▸ **Exercise material**:
↓↓↓

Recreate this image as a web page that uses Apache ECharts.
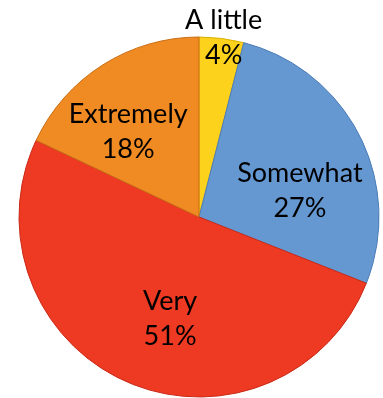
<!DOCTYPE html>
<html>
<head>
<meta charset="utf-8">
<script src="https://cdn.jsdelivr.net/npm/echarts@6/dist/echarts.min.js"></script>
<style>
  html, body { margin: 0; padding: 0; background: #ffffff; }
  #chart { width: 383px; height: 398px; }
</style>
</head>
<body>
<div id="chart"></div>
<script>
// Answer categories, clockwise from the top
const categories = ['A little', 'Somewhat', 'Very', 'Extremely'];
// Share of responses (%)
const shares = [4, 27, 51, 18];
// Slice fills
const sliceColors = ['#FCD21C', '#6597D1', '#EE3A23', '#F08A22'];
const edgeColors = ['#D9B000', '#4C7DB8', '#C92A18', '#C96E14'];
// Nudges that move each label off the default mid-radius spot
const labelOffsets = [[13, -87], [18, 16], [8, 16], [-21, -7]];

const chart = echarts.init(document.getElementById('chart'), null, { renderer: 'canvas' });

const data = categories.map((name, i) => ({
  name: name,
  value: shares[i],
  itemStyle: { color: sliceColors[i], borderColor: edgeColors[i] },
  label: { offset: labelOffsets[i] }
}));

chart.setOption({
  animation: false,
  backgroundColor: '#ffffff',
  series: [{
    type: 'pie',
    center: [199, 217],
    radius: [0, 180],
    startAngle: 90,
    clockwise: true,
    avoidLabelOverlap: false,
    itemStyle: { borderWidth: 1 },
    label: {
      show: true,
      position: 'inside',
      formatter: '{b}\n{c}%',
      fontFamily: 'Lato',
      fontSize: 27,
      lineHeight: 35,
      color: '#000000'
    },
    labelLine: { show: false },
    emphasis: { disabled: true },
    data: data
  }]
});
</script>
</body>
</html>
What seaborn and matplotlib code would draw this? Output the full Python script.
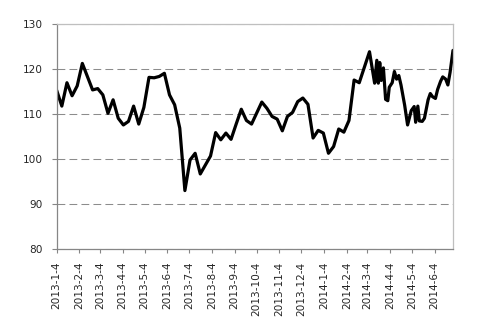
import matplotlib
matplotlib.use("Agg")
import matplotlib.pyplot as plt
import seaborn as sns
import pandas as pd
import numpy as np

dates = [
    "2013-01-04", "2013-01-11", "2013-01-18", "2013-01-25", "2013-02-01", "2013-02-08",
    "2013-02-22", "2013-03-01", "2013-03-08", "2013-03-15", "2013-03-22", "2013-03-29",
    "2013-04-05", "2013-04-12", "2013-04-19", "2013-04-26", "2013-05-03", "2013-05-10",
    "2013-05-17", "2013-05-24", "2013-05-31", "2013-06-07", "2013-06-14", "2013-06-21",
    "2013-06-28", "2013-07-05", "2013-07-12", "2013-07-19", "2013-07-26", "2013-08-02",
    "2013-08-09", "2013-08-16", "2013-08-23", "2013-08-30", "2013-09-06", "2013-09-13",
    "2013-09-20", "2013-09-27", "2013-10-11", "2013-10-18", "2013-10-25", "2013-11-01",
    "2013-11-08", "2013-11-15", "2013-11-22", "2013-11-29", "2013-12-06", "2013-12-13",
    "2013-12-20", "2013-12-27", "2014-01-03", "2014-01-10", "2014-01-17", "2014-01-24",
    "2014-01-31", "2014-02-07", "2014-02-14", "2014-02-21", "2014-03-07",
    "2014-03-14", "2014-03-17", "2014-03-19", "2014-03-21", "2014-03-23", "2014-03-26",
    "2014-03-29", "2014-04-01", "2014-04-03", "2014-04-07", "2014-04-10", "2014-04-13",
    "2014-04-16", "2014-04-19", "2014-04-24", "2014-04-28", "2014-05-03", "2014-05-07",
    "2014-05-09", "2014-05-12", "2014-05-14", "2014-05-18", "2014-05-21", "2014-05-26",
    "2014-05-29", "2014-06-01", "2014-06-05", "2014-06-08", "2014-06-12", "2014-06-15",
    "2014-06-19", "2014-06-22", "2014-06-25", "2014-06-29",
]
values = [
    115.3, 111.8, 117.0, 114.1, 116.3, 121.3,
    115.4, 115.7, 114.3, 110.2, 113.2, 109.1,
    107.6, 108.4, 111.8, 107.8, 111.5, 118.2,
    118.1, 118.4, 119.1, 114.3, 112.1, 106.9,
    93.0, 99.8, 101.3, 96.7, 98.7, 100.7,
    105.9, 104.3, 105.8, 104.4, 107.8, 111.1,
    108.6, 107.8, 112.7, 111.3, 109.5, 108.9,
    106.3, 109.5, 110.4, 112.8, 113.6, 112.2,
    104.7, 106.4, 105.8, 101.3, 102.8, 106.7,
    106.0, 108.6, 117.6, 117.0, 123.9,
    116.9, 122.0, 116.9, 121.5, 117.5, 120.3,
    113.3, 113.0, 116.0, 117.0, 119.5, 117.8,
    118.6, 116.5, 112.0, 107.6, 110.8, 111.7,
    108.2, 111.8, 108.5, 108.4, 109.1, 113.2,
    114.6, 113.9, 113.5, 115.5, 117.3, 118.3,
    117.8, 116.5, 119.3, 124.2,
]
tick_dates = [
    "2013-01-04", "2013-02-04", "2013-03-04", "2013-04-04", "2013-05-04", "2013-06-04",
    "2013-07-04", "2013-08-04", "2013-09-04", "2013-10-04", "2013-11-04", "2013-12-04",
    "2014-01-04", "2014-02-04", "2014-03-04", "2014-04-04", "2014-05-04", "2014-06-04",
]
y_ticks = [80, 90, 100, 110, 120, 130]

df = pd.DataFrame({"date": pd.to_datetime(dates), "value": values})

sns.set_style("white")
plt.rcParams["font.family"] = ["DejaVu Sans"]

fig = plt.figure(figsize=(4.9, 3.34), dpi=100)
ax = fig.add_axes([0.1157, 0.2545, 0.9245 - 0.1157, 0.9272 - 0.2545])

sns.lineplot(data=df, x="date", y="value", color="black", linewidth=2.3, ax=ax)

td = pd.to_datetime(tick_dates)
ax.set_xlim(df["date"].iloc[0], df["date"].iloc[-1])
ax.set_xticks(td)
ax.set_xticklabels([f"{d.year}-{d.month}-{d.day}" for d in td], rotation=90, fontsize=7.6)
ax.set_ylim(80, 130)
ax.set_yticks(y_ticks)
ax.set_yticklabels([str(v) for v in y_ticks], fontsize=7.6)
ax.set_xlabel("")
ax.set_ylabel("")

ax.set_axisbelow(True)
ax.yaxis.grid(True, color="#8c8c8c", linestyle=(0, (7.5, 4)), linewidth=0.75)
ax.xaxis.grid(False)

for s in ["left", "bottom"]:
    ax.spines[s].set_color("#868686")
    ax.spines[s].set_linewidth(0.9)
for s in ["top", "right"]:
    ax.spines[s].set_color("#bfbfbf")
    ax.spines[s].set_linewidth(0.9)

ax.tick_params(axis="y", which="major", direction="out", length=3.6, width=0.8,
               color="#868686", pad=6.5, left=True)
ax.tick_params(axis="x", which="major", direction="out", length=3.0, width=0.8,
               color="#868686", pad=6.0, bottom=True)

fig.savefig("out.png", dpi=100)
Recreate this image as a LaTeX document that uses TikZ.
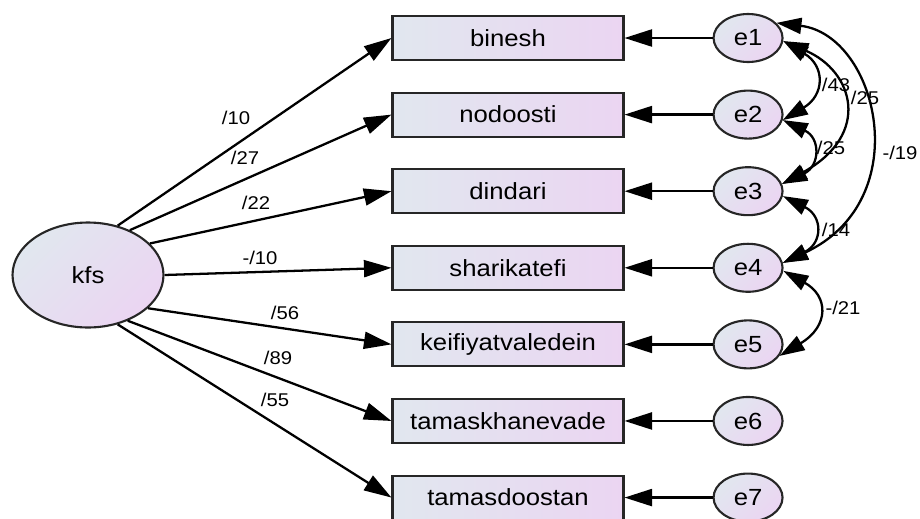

↑↑↑

▸ **Instructions to follow**: Your task is to copy the entries in full and exactly, without any images.

▸ **Written response**:
Recreate this image as a web page that uses Apache ECharts.
<!DOCTYPE html>
<html>
<head>
<meta charset="utf-8">
<script src="https://cdn.jsdelivr.net/npm/echarts@6/dist/echarts.min.js"></script>
<style>
  html, body { margin: 0; padding: 0; background: #ffffff; }
  #chart { width: 383px; height: 398px; }
</style>
</head>
<body>
<div id="chart"></div>
<script>
// Answer categories, clockwise from the top
const categories = ['A little', 'Somewhat', 'Very', 'Extremely'];
// Share of responses (%)
const shares = [4, 27, 51, 18];
// Slice fills
const sliceColors = ['#FCD21C', '#6597D1', '#EE3A23', '#F08A22'];
const edgeColors = ['#D9B000', '#4C7DB8', '#C92A18', '#C96E14'];
// Nudges that move each label off the default mid-radius spot
const labelOffsets = [[13, -87], [18, 16], [8, 16], [-21, -7]];

const chart = echarts.init(document.getElementById('chart'), null, { renderer: 'canvas' });

const data = categories.map((name, i) => ({
  name: name,
  value: shares[i],
  itemStyle: { color: sliceColors[i], borderColor: edgeColors[i] },
  label: { offset: labelOffsets[i] }
}));

chart.setOption({
  animation: false,
  backgroundColor: '#ffffff',
  series: [{
    type: 'pie',
    center: [199, 217],
    radius: [0, 180],
    startAngle: 90,
    clockwise: true,
    avoidLabelOverlap: false,
    itemStyle: { borderWidth: 1 },
    label: {
      show: true,
      position: 'inside',
      formatter: '{b}\n{c}%',
      fontFamily: 'Lato',
      fontSize: 27,
      lineHeight: 35,
      color: '#000000'
    },
    labelLine: { show: false },
    emphasis: { disabled: true },
    data: data
  }]
});
</script>
</body>
</html>
What seaborn and matplotlib code would draw this? Output the full Python script.
import matplotlib
matplotlib.use("Agg")
import matplotlib.pyplot as plt
import seaborn as sns
import pandas as pd
import numpy as np

dates = [
    "2013-01-04", "2013-01-11", "2013-01-18", "2013-01-25", "2013-02-01", "2013-02-08",
    "2013-02-22", "2013-03-01", "2013-03-08", "2013-03-15", "2013-03-22", "2013-03-29",
    "2013-04-05", "2013-04-12", "2013-04-19", "2013-04-26", "2013-05-03", "2013-05-10",
    "2013-05-17", "2013-05-24", "2013-05-31", "2013-06-07", "2013-06-14", "2013-06-21",
    "2013-06-28", "2013-07-05", "2013-07-12", "2013-07-19", "2013-07-26", "2013-08-02",
    "2013-08-09", "2013-08-16", "2013-08-23", "2013-08-30", "2013-09-06", "2013-09-13",
    "2013-09-20", "2013-09-27", "2013-10-11", "2013-10-18", "2013-10-25", "2013-11-01",
    "2013-11-08", "2013-11-15", "2013-11-22", "2013-11-29", "2013-12-06", "2013-12-13",
    "2013-12-20", "2013-12-27", "2014-01-03", "2014-01-10", "2014-01-17", "2014-01-24",
    "2014-01-31", "2014-02-07", "2014-02-14", "2014-02-21", "2014-03-07",
    "2014-03-14", "2014-03-17", "2014-03-19", "2014-03-21", "2014-03-23", "2014-03-26",
    "2014-03-29", "2014-04-01", "2014-04-03", "2014-04-07", "2014-04-10", "2014-04-13",
    "2014-04-16", "2014-04-19", "2014-04-24", "2014-04-28", "2014-05-03", "2014-05-07",
    "2014-05-09", "2014-05-12", "2014-05-14", "2014-05-18", "2014-05-21", "2014-05-26",
    "2014-05-29", "2014-06-01", "2014-06-05", "2014-06-08", "2014-06-12", "2014-06-15",
    "2014-06-19", "2014-06-22", "2014-06-25", "2014-06-29",
]
values = [
    115.3, 111.8, 117.0, 114.1, 116.3, 121.3,
    115.4, 115.7, 114.3, 110.2, 113.2, 109.1,
    107.6, 108.4, 111.8, 107.8, 111.5, 118.2,
    118.1, 118.4, 119.1, 114.3, 112.1, 106.9,
    93.0, 99.8, 101.3, 96.7, 98.7, 100.7,
    105.9, 104.3, 105.8, 104.4, 107.8, 111.1,
    108.6, 107.8, 112.7, 111.3, 109.5, 108.9,
    106.3, 109.5, 110.4, 112.8, 113.6, 112.2,
    104.7, 106.4, 105.8, 101.3, 102.8, 106.7,
    106.0, 108.6, 117.6, 117.0, 123.9,
    116.9, 122.0, 116.9, 121.5, 117.5, 120.3,
    113.3, 113.0, 116.0, 117.0, 119.5, 117.8,
    118.6, 116.5, 112.0, 107.6, 110.8, 111.7,
    108.2, 111.8, 108.5, 108.4, 109.1, 113.2,
    114.6, 113.9, 113.5, 115.5, 117.3, 118.3,
    117.8, 116.5, 119.3, 124.2,
]
tick_dates = [
    "2013-01-04", "2013-02-04", "2013-03-04", "2013-04-04", "2013-05-04", "2013-06-04",
    "2013-07-04", "2013-08-04", "2013-09-04", "2013-10-04", "2013-11-04", "2013-12-04",
    "2014-01-04", "2014-02-04", "2014-03-04", "2014-04-04", "2014-05-04", "2014-06-04",
]
y_ticks = [80, 90, 100, 110, 120, 130]

df = pd.DataFrame({"date": pd.to_datetime(dates), "value": values})

sns.set_style("white")
plt.rcParams["font.family"] = ["DejaVu Sans"]

fig = plt.figure(figsize=(4.9, 3.34), dpi=100)
ax = fig.add_axes([0.1157, 0.2545, 0.9245 - 0.1157, 0.9272 - 0.2545])

sns.lineplot(data=df, x="date", y="value", color="black", linewidth=2.3, ax=ax)

td = pd.to_datetime(tick_dates)
ax.set_xlim(df["date"].iloc[0], df["date"].iloc[-1])
ax.set_xticks(td)
ax.set_xticklabels([f"{d.year}-{d.month}-{d.day}" for d in td], rotation=90, fontsize=7.6)
ax.set_ylim(80, 130)
ax.set_yticks(y_ticks)
ax.set_yticklabels([str(v) for v in y_ticks], fontsize=7.6)
ax.set_xlabel("")
ax.set_ylabel("")

ax.set_axisbelow(True)
ax.yaxis.grid(True, color="#8c8c8c", linestyle=(0, (7.5, 4)), linewidth=0.75)
ax.xaxis.grid(False)

for s in ["left", "bottom"]:
    ax.spines[s].set_color("#868686")
    ax.spines[s].set_linewidth(0.9)
for s in ["top", "right"]:
    ax.spines[s].set_color("#bfbfbf")
    ax.spines[s].set_linewidth(0.9)

ax.tick_params(axis="y", which="major", direction="out", length=3.6, width=0.8,
               color="#868686", pad=6.5, left=True)
ax.tick_params(axis="x", which="major", direction="out", length=3.0, width=0.8,
               color="#868686", pad=6.0, bottom=True)

fig.savefig("out.png", dpi=100)
Recreate this image as a LaTeX document that uses TikZ.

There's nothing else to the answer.